2. The model is assuming that no discontinuous progress will happen, but we do not know whether this will hold. (Grace, 2020) estimates a yearly rate of discontinous breakthroughs on any given technology of 0.1%, so I'd naively expect a 1-(1-0.1%)^20 = 2% chance that there is such a discontinuous breakthrough for quantum computing in the next 20 years.

3. The model makes optimistic assumptions of progress - namely that a) the rate of exponential progress will hold for both the physical qubit count and the gate error rate, b) there is no correlation between the metrics in a system (which we show it is probably an optimistic assumption, since it is easier to optimize only one of the metrics than both) and c) we ignore the issue of qubit connectivity due to lack of data and modelling difficulty.

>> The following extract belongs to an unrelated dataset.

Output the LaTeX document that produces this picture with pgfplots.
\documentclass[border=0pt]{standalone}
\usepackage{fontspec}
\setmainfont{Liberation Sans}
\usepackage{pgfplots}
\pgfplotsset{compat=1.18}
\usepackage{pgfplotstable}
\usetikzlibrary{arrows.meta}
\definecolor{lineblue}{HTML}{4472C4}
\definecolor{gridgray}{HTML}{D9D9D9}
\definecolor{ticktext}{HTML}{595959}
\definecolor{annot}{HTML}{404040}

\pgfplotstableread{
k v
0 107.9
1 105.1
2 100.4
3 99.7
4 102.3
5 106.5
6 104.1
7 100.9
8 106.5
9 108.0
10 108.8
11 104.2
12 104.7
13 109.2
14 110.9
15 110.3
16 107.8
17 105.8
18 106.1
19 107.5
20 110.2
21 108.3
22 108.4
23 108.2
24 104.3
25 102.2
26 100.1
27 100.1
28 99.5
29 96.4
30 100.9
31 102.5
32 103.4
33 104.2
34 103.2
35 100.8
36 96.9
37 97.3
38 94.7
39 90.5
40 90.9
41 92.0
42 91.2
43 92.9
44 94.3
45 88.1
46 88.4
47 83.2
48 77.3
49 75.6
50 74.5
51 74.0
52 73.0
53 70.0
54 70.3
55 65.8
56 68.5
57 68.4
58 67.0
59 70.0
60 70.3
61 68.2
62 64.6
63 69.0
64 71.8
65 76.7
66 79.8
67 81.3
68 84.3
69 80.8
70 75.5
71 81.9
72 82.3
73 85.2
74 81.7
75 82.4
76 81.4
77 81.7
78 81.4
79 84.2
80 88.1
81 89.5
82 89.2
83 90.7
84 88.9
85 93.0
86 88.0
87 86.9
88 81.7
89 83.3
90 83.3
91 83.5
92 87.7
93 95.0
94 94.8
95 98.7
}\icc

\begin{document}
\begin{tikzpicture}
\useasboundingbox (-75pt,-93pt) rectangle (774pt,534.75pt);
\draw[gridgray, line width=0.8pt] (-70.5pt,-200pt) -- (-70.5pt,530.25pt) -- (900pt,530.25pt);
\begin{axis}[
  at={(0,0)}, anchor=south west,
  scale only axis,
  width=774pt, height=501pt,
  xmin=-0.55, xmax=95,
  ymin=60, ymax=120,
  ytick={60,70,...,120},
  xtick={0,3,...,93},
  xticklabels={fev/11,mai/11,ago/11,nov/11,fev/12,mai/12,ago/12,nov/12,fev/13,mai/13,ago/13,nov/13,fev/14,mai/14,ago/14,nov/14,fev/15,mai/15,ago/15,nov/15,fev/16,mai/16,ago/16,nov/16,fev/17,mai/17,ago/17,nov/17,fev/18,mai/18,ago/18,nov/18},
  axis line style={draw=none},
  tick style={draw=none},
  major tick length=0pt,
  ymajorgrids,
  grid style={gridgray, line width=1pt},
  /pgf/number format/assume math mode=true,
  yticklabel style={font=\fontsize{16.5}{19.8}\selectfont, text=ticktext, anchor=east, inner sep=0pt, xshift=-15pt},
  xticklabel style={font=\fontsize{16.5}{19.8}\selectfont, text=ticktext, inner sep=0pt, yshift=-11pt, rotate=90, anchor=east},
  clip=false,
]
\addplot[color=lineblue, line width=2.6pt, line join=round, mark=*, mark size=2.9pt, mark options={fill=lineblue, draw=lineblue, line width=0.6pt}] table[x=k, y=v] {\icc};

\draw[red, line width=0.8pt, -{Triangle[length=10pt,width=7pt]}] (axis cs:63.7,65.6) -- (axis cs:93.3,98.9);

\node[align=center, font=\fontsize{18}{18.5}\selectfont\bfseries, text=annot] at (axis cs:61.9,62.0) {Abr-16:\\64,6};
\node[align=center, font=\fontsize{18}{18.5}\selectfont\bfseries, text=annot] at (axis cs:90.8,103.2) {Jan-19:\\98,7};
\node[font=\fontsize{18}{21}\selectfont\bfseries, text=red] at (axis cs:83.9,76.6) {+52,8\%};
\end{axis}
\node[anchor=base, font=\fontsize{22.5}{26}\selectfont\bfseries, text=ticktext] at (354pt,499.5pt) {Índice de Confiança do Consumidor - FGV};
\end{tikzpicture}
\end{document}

If I was pressed to put a credence bound on it, I'd assign about 95% chance that EITHER the model is basically correct OR that the timelines are slower than expected (most likely if the exponential trend of progress on gate error rate does not hold in the next 20 years), for an upper bound on the probability that we will have RSA 2048 quantum attacks by 2040 of <5% + 95% 5% ~= 10%.

Either case, I think that the model should make us puzzle over the expert timelines, and inquire whether they are taking into account any extra information or being too optimistic.

EDIT: I made an artihmetic mistake, now corrected (thanks to Eric Martin for pointing it out)

Do you have a link for (Grace, 2020) ?

The citation is a link: (Grace, 2020)

Just in case: https://aiimpacts.org/discontinuous-progress-in-history-an-update/

It appears to be the extrapolation using exponential growth from current capacity using maximum likelihood to fit the growth rate. Whether you believe the date comes down to how well you think their generalized logical Qubit measures what they're trying to capture.

I think it's worth remembering that asking experts for timelines requiring more than 10 years often results in guessing 10 years, so I would tend to favor a data-based extrapolation over that.